Cette nouvelle situation pourrait-elle empêcher les missions locales de fermer plus ou moins régulièrement? En décembre 2013, face à l’afflux de chômeurs, sept missions locales sur neuf étaient contraintes de laisser leurs portes closes temporairement. «Les ML ont d’abord essayé de répondre à l’ensemble des demandes. Ce qui a amené les conseillers emploi de certaines missions locales à traiter jusqu’à 500 dossiers par an», expliquait la Febisp à cette époque. Une situation intenable. Les fermetures devaient donc permettre aux consultants de traiter correctement les dossiers des demandeurs d’emploi déjà enregistrés, sans en ouvrir de nouveaux. À la mission locale de Schaerbeek, on précise d’ailleurs que seul l’accueil de la mission était fermé.

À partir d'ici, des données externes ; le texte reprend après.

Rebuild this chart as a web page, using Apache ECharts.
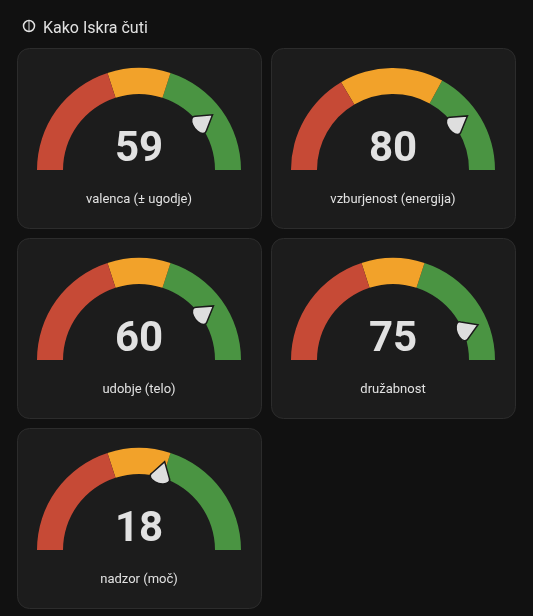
<!DOCTYPE html>
<html><head><meta charset="utf-8">
<script src="https://cdn.jsdelivr.net/npm/echarts@6/dist/echarts.min.js"></script>
<style>html,body{margin:0;background:#111111;}#c{width:533px;height:616px;}</style>
</head><body><div id="c"></div>
<script>
const labels = ['valenca (± ugodje)', 'vzburjenost (energija)', 'udobje (telo)', 'družabnost', 'nadzor (moč)'];
const values = [59, 80, 60, 75, 18];
const mins = [-100, 0, -100, -100, -100];
const maxs = [100, 100, 100, 100, 100];
const lowThresholds = [-20, 33, -20, -20, -20];
const highThresholds = [20, 66, 20, 20, 20];
const cards = [[17,48],[271,48],[17,238],[271,238],[17,428]];
const CW = 244, CH = 180;

const chart = echarts.init(document.getElementById('c'));
const needle = 'path://M10,0 L15.5,16 A6,6 0 1 1 4.5,16 Z M10,100 L10.01,100 Z';
const series = values.map((v, i) => {
  const mn = mins[i], mx = maxs[i];
  const f1 = (lowThresholds[i] - mn) / (mx - mn), f2 = (highThresholds[i] - mn) / (mx - mn);
  return {
    type: 'gauge', startAngle: 180, endAngle: 0, min: mn, max: mx,
    center: [cards[i][0] + 122, cards[i][1] + 122], radius: 102,
    axisLine: { lineStyle: { width: 26, color: [[f1, '#c64a36'], [f2, '#f2a22a'], [1, '#4a9442']] } },
    splitLine: { show: false }, axisTick: { show: false }, axisLabel: { show: false },
    pointer: { show: true, icon: needle, length: 92, width: 20, offsetCenter: [0, 0], itemStyle: { color: '#dedede', borderColor: '#1a1a1a', borderWidth: 1.5 } },
    anchor: { show: false },
    title: { show: true, offsetCenter: [0, 30], color: '#e1e1e1', fontSize: 13, fontFamily: 'Roboto' },
    detail: { valueAnimation: false, offsetCenter: [0, -20], color: '#e1e1e1', fontSize: 42, fontFamily: 'Roboto', formatter: '{value}' },
    data: [{ value: v, name: labels[i] }]
  };
});
const graphic = cards.map(c => ({ type: 'rect', silent: true, z: -1, shape: { x: c[0]+0.5, y: c[1]+0.5, width: CW, height: CH, r: 12 }, style: { fill: '#1c1c1c', stroke: '#2c2c2c', lineWidth: 1 } }));
graphic.push({ type: 'circle', shape: { cx: 29, cy: 26, r: 5.5 }, style: { fill: 'none', stroke: '#e1e1e1', lineWidth: 1.5 } });
graphic.push({ type: 'line', shape: { x1: 29, y1: 21, x2: 29, y2: 31 }, style: { stroke: '#e1e1e1', lineWidth: 1 } });
chart.setOption({
  backgroundColor: '#111111', animation: false,
  title: { text: 'Kako Iskra čuti', left: 38, top: 16, textStyle: { color: '#e1e1e1', fontSize: 16, fontWeight: 'normal', fontFamily: 'Roboto' } },
  graphic: graphic,
  series: series
});
</script></body></html>
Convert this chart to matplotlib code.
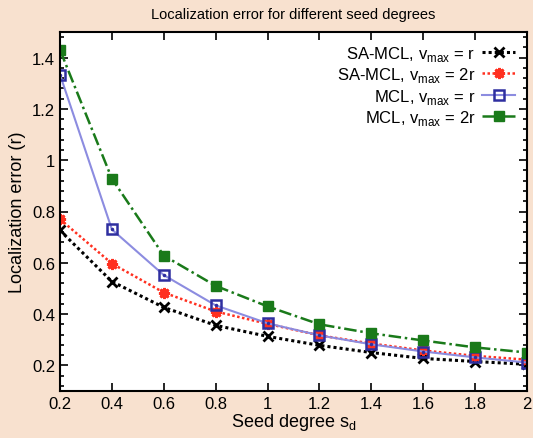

Une des revendications émises dans ce cadre était de limiter le nombre de demandeurs d’emploi par consultant à 150. Une demande qui a été entendue. D’après le protocole, ce sera donc 150 chercheurs d’emploi par conseiller : 100 envoyés par Actiris et 50 «libres», probablement issus de la mission locale elle-même. Il n’empêche : si ce chiffre devrait permettre aux missions locales d’offrir un accompagnement de qualité à chaque demandeur d’emploi pris en charge, il ne résoudra pas tout. Elles ne devraient toujours pas être en mesure de prendre tout le monde en charge.

Aller plus loin

Alter Échos n°367 du 10.11.2013 : Mésentente autour du financement des missions locales

Alter Échos n°354 du 15.02.2013 : Ordonnance missions locales : dernière séance ?

 

Julien Winkel

Julien Winkel

Journaliste (emploi et formation)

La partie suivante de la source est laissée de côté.